What this task involves ::
The line containing "const yTicks = [0, 0.5, 1, 1.5, 2];" marks the end: extract everything from the first line of the data through that line, exactly, with no pictures.

====== Source data

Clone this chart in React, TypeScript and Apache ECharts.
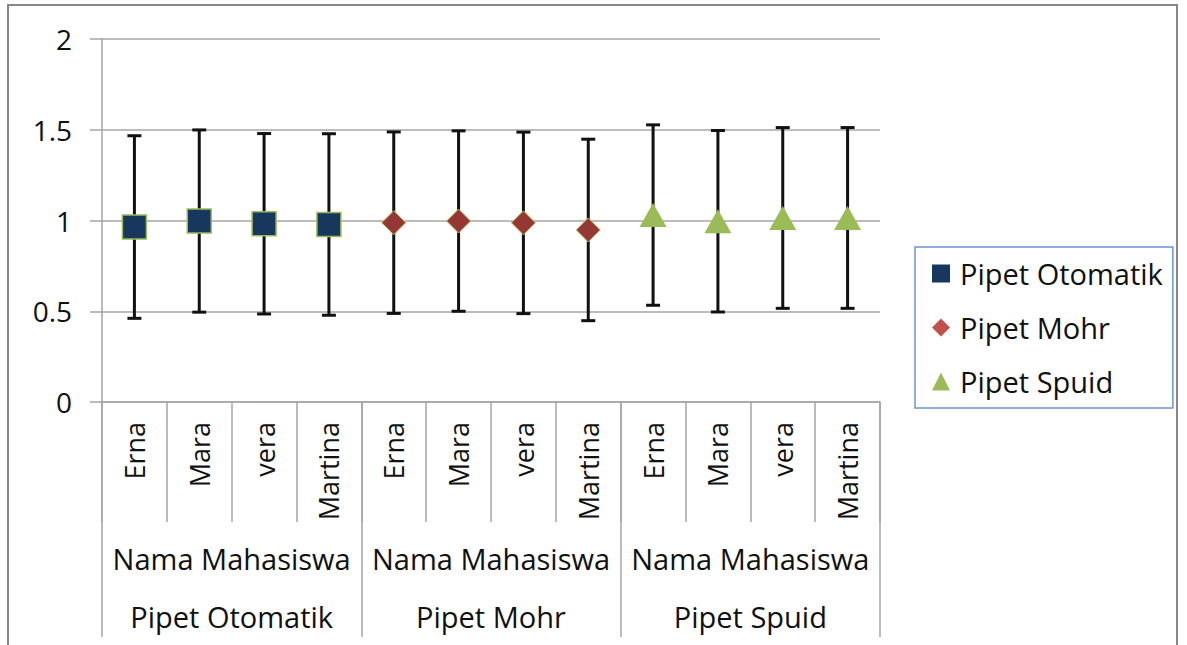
import React, { useEffect, useRef } from "react";
import * as echarts from "echarts";

const names = ["Erna", "Mara", "vera", "Martina", "Erna", "Mara", "vera", "Martina", "Erna", "Mara", "vera", "Martina"];
const groups = ["Pipet Otomatik", "Pipet Mohr", "Pipet Spuid"];
const subLabel = "Nama Mahasiswa";
const yTicks = [0, 0.5, 1, 1.5, 2];

const otomatikMean = [0.964, 0.997, 0.982, 0.978];
const otomatikErr = [0.503, 0.502, 0.497, 0.5];
const mohrMean = [0.988, 0.997, 0.987, 0.948];
const mohrErr = [0.5, 0.497, 0.5, 0.5];
const spuidMean = [1.03, 0.996, 1.014, 1.014];
const spuidErr = [0.497, 0.5, 0.498, 0.498];

const FONT = "Open Sans";
const FS = 29;
const FS_NAME = 27;
const FS_Y = 28;

export default function App() {
  const ref = useRef<HTMLDivElement>(null);
  useEffect(() => {
    const chart = echarts.init(ref.current!, null, { renderer: "svg" });
    const means = [otomatikMean, mohrMean, spuidMean];
    const errs = [otomatikErr, mohrErr, spuidErr];
    const errData: number[][] = [];
    means.forEach((arr, g) => {
      arr.forEach((m, i) => {
        const e = errs[g][i];
        errData.push([g * 4 + i, m - e, m + e]);
      });
    });
    const pts = (arr: number[], g: number) => arr.map((v, i) => [g * 4 + i, v]);
    const catIds = names.map((n, i) => n + "|" + i);
    const gray = "#a6a6a6";
    chart.setOption({
      animation: false,
      textStyle: { fontFamily: FONT },
      grid: { left: 102, right: 307, top: 39, bottom: 243 },
      graphic: [
        {
          type: "rect",
          shape: { x: 8, y: 5, width: 1169, height: 700 },
          style: { fill: "none", stroke: "#878787", lineWidth: 2 },
          silent: true,
        },
      ],
      legend: {
        orient: "vertical",
        left: 915,
        top: 247,
        padding: [12, 10, 12, 17],
        itemGap: 25,
        itemWidth: 18,
        itemHeight: 18,
        borderColor: "#6d94d0",
        borderWidth: 1.5,
        textStyle: { fontFamily: FONT, fontSize: FS, color: "#111", padding: [0, 0, 0, 5] },
        data: [
          { name: "Pipet Otomatik", icon: "rect", itemStyle: { color: "#17375e", borderWidth: 0, opacity: 1 } },
          { name: "Pipet Mohr", icon: "diamond", itemStyle: { color: "#c0504d", borderWidth: 0, opacity: 1 } },
          { name: "Pipet Spuid", icon: "triangle", itemStyle: { color: "#9bbb59", borderWidth: 0, opacity: 1 } },
        ],
      },
      xAxis: [
        {
          type: "category",
          data: catIds,
          boundaryGap: true,
          position: "bottom",
          axisLine: { show: true, lineStyle: { color: gray, width: 1.5 } },
          axisTick: { show: true, interval: 0, length: 120, lineStyle: { color: gray, width: 1.5 } },
          axisLabel: {
            interval: 0,
            rotate: 90,
            margin: 20,
            fontFamily: FONT,
            fontSize: FS_NAME,
            color: "#111",
            formatter: (v: string) => v.split("|")[0],
          },
          splitLine: { show: false },
        },
        {
          type: "category",
          data: groups.map((g) => g + "#sub"),
          boundaryGap: true,
          position: "bottom",
          axisLine: { show: false },
          axisTick: { show: true, interval: 0, length: 235, lineStyle: { color: gray, width: 1.5 } },
          axisLabel: {
            interval: 0,
            margin: 142,
            fontFamily: FONT,
            fontSize: FS,
            color: "#111",
            formatter: () => subLabel,
          },
        },
        {
          type: "category",
          data: groups,
          boundaryGap: true,
          position: "bottom",
          axisLine: { show: false },
          axisTick: { show: false },
          axisLabel: {
            interval: 0,
            margin: 200,
            fontFamily: FONT,
            fontSize: FS,
            color: "#111",
          },
        },
      ],
      yAxis: {
        type: "value",
        min: yTicks[0],
        max: yTicks[yTicks.length - 1],
        interval: 0.5,
        axisLine: { show: true, lineStyle: { color: gray, width: 1.5 } },
        axisTick: { show: true, length: 12, lineStyle: { color: gray, width: 1.5 } },
        axisLabel: { margin: 30, fontFamily: FONT, fontSize: FS_Y, color: "#111" },
        splitLine: { show: true, lineStyle: { color: gray, width: 1.5 } },
      },
      series: [
        {
          type: "custom",
          name: "err",
          xAxisIndex: 0,
          z: 1,
          data: errData,
          encode: { x: 0, y: [1, 2] },
          renderItem: (params: any, api: any) => {
            const x = api.value(0);
            const lo = api.coord([x, api.value(1)]);
            const hi = api.coord([x, api.value(2)]);
            const hw = 7;
            const st = { stroke: "#111", lineWidth: 3 };
            return {
              type: "group",
              children: [
                { type: "line", shape: { x1: lo[0], y1: lo[1], x2: hi[0], y2: hi[1] }, style: st },
                { type: "line", shape: { x1: lo[0] - hw, y1: lo[1], x2: lo[0] + hw, y2: lo[1] }, style: st },
                { type: "line", shape: { x1: hi[0] - hw, y1: hi[1], x2: hi[0] + hw, y2: hi[1] }, style: st },
              ],
            };
          },
        },
        {
          type: "scatter",
          name: "Pipet Otomatik",
          xAxisIndex: 0,
          z: 3,
          symbol: "rect",
          symbolSize: 24,
          itemStyle: { color: "#17375e", borderColor: "#9bbb59", borderWidth: 1.5, opacity: 1 },
          data: pts(otomatikMean, 0),
        },
        {
          type: "scatter",
          name: "Pipet Mohr",
          xAxisIndex: 0,
          z: 3,
          symbol: "diamond",
          symbolSize: 24,
          itemStyle: { color: "#953735", borderColor: "#b5c260", borderWidth: 1, opacity: 1 },
          data: pts(mohrMean, 1),
        },
        {
          type: "scatter",
          name: "Pipet Spuid",
          xAxisIndex: 0,
          z: 3,
          symbol: "triangle",
          symbolSize: [27, 24],
          itemStyle: { color: "#9bbb59", opacity: 1 },
          data: pts(spuidMean, 2),
        },
      ],
    });
    return () => chart.dispose();
  }, []);
  return (
    <div
      ref={ref}
      style={{ position: "fixed", left: 0, top: 0, width: 1187, height: 645, background: "#fff" }}
    />
  );
}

============

Problem solution ::
Clone this chart in React, TypeScript and Apache ECharts.
import React, { useEffect, useRef } from "react";
import * as echarts from "echarts";

const names = ["Erna", "Mara", "vera", "Martina", "Erna", "Mara", "vera", "Martina", "Erna", "Mara", "vera", "Martina"];
const groups = ["Pipet Otomatik", "Pipet Mohr", "Pipet Spuid"];
const subLabel = "Nama Mahasiswa";
const yTicks = [0, 0.5, 1, 1.5, 2];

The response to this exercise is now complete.